Limburg is a well preserved medieval town that has many of the timber houses still intact. When I think of Old Germany, that is what I wanted to see. It was a long train ride from Bonn but worth it especially since you can also stop at Koblenz on the way back.
I thought that these ornaments on the house were amazing.
This house is known as the house of the 7 deadly sins. It dates back to the 700’s but was rebuilt after partial collapse in 1567. Its face is decorated with carved wooden masks (“heads”) that represent the seven Biblical vices (sins): pride (Hochmut), envy, greed (or avarice/Geiz), lust (Wollust), gluttony / intemperance (Unmäßigkeit), wrath (Zorn), and sloth (Trägheit) — a vivid visual representation of the “seven deadly sins.”
The castle which is under repair.
One of my connections was Koblenz, so I decided to spend a few hours here as well. Koblenz has importance in history as the Moselle river meets the Rhine and was important for moving materials and military fortification beginning with the Romans. It also has a history of being under the rule of many and heavily damaged in WWII.
I was cold and tired and decided not to tour the fort across the Rhine.
Equestrian statue of Wilhelm I at the confluence of the two rivers.

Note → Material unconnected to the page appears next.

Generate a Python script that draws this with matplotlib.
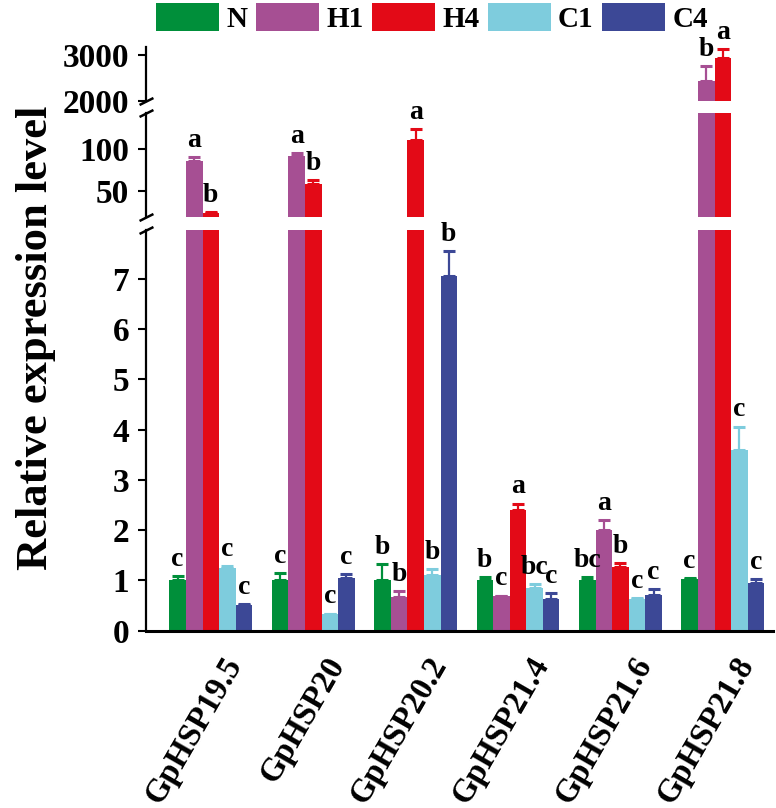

Interesting that there is still a Woolworth here! I wish I had time to go inside but I was on the way to the train!
From Bonn, I took a day trip to Düsseldorf. As with many towns in the area, there is evidence of Roman civilization but it was not organized into a town until the 12th century. After rule during the Napoleanic era, it became part of Prussia in 1815 and during that time it was an industrial hub of the area. During WWII, it was heavily damaged and much of the old town was destroyed.
Stadterhebungs monument commemorating city rights to the town.

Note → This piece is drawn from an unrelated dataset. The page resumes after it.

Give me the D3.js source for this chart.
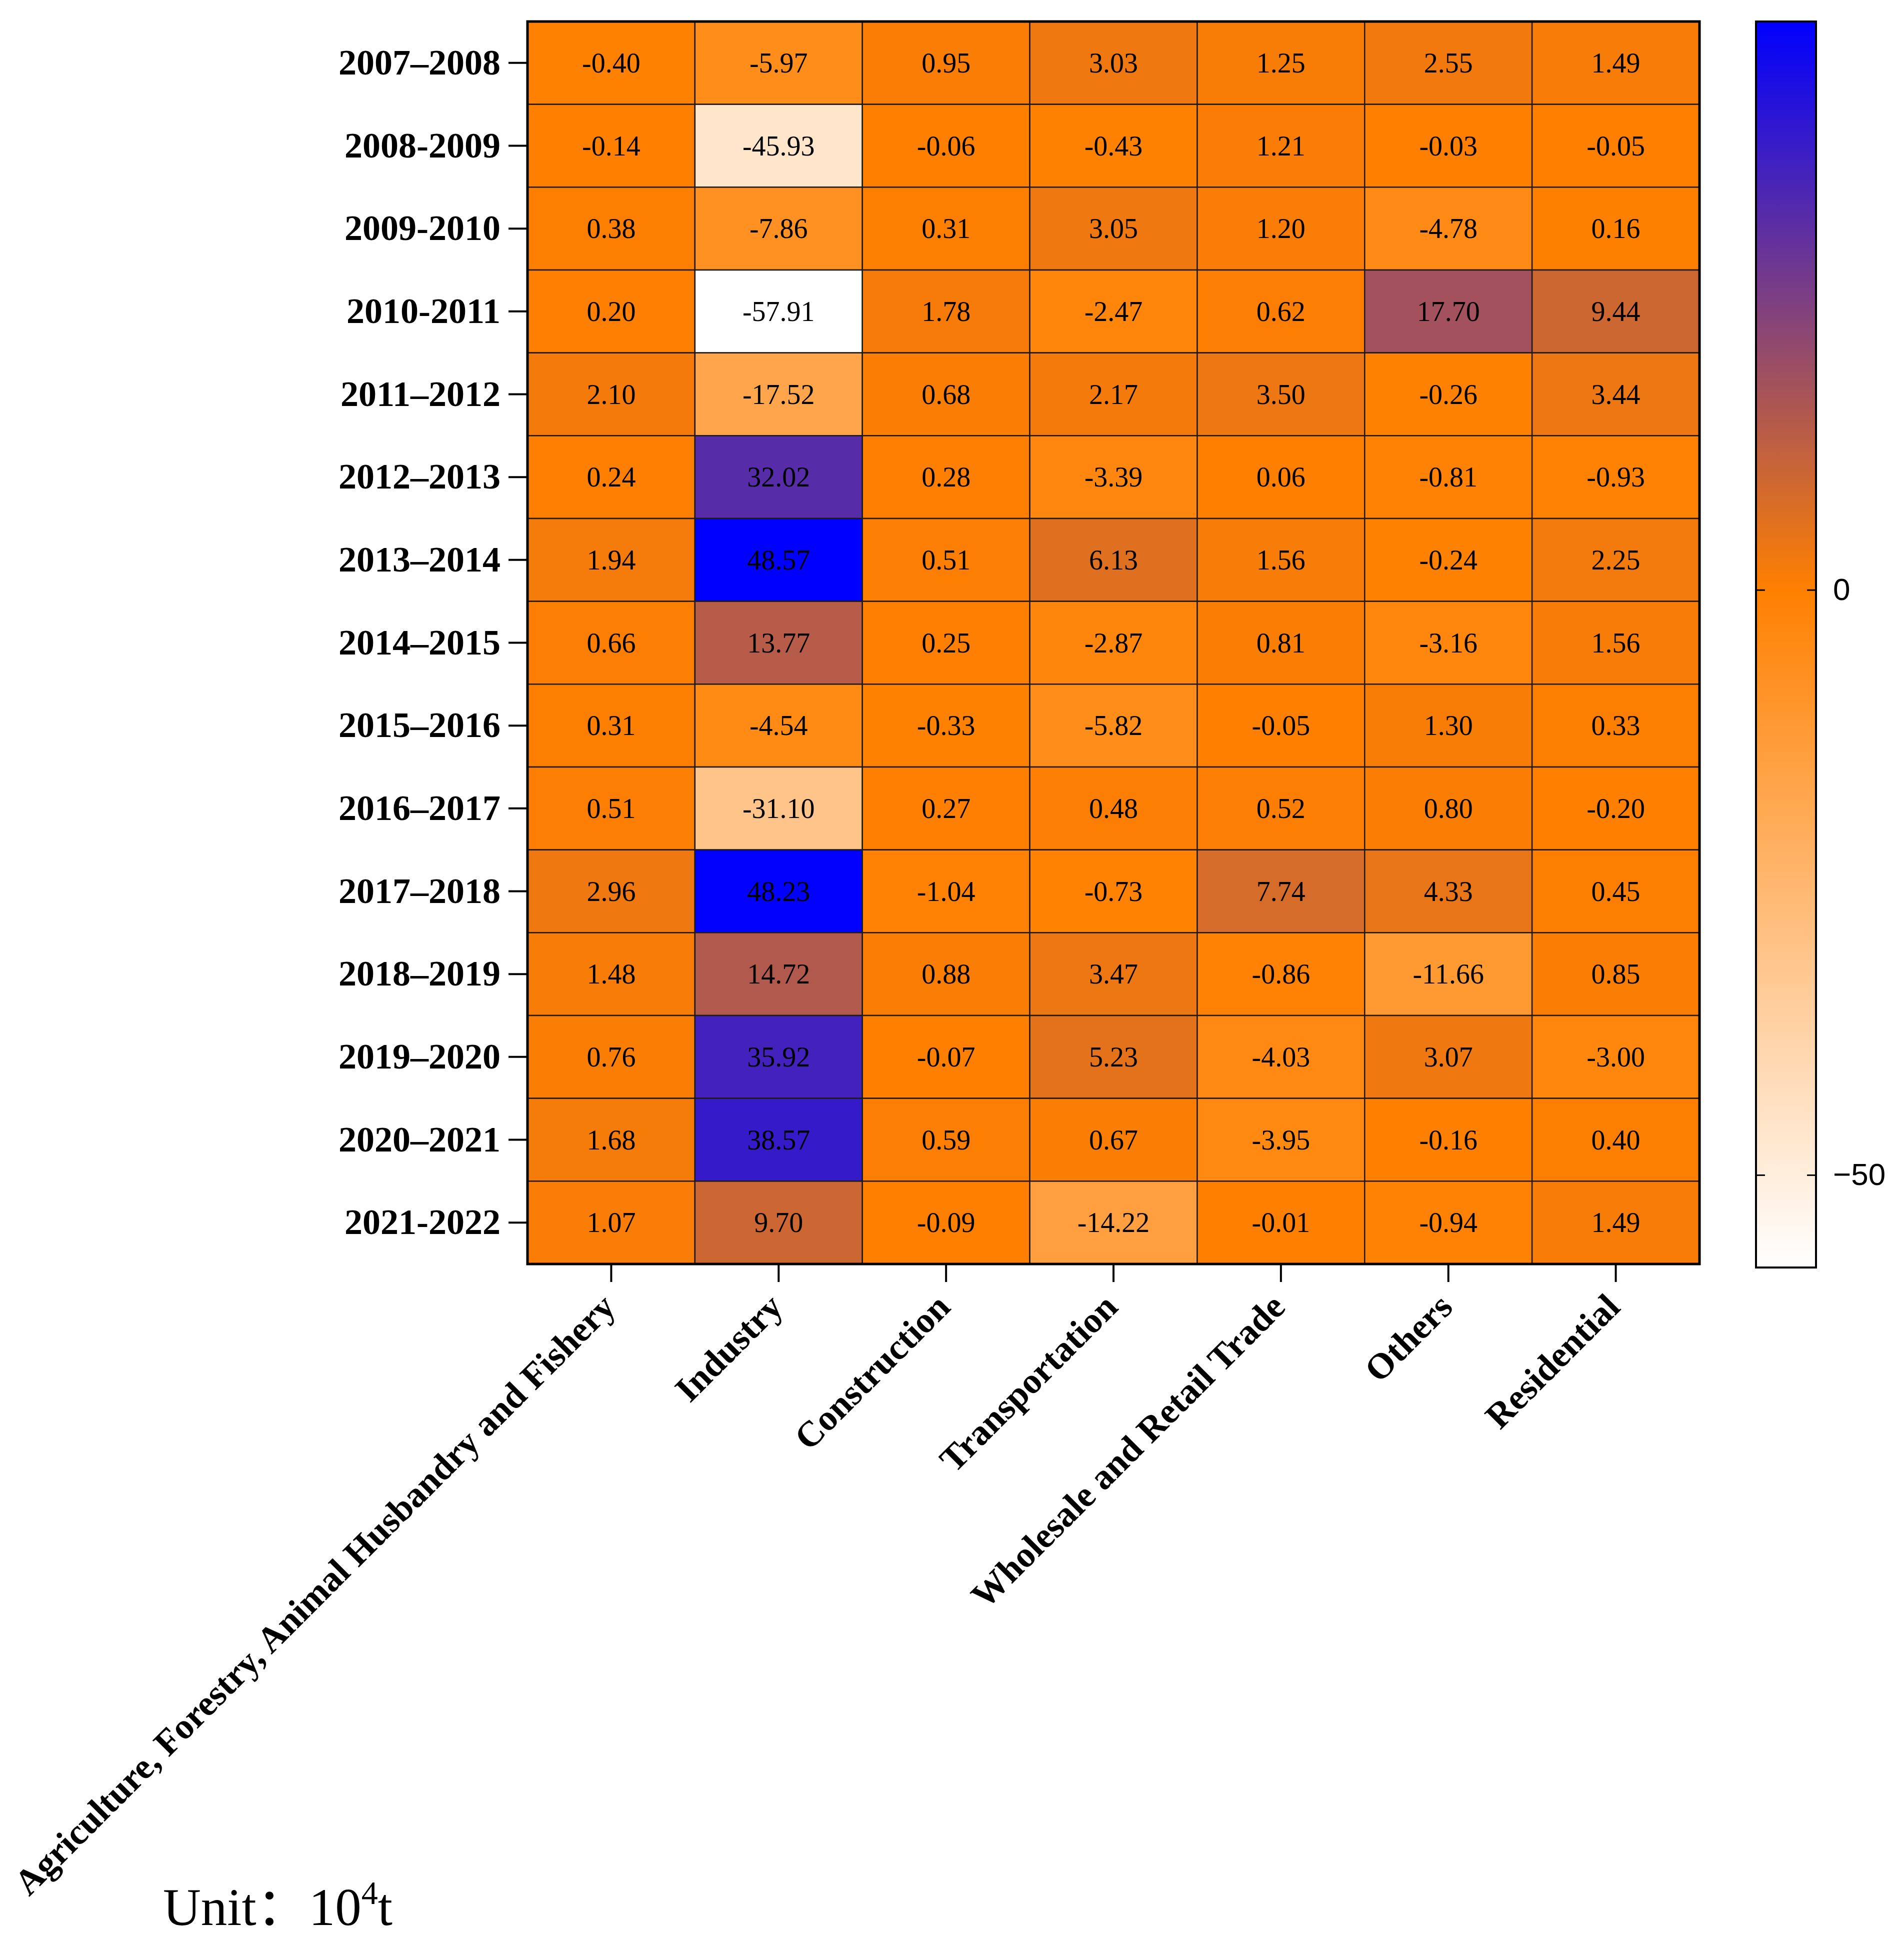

Kaiserpfalz Kaiserswerth is the ruins of a Monastery that dates back to 700. This area is a little bit outside of Düsseldorf and many of the buildings are still intact.
Traveling from Sinzheim to Bonn was interesting. I planned the route in the DB app as I purchased the Deutschland ticket that gives me unlimited regional trains, buses, and trams. Unfortunately, the first train was so delayed (which happens a lot) that I could not make any other connections. I didn’t take the time to look at the different times that the 4 trains would be coming which could take some time in planning. Instead I took one regional train and paid to take two high speed trains instead. Long layovers for those trains but less hassle. Lesson learned. Now I look up each train separately and bookmark in the app two possible choices just in case.
I planned to stay 6 nights here as it is easy to go from some of the cities I wanted to see from Bonn. I also wanted to be able to buy groceries and cook to balance the Christmas market food I have been eating. I am also in search of affordable new footwear, preferably hikers or boots, but they need to be okay to walk distances in.
Also the layovers at the train stations in some cities are pretty interesting. There are so many shops that have every day things people need at normal prices. So many people picking up the things they need while they are waiting. And at this point I need to buy things like face moisturizer, dental floss, and hair styling products. Of course an advent tea box of different teas for each day of December was a good purchase.
I found a Haribo store. I do love gummy candy and wanted to buy all of it. I had to try the waffle variety. When I opened the bag it did smell like waffles like when you walk into the kitchen for breakfast. It tasted more like vanilla, especially the little cream gummy.
I loved walking around the Bonn alstadt which is the old town in the center.
Beethoven’s house.
I stopped into the church where a service was being conducted. I stayed for some time to listen to the amazing choir. Bonn minster is one of the oldest church in Germany dating back to the 11th century.
I also took a Rhine river cruise. We sailed down to Köningswinter where we could see the castle at the top of the hill.
I also booked a ticket to see the opera Hansel and Gretel at the Opera house. More pictures to follow.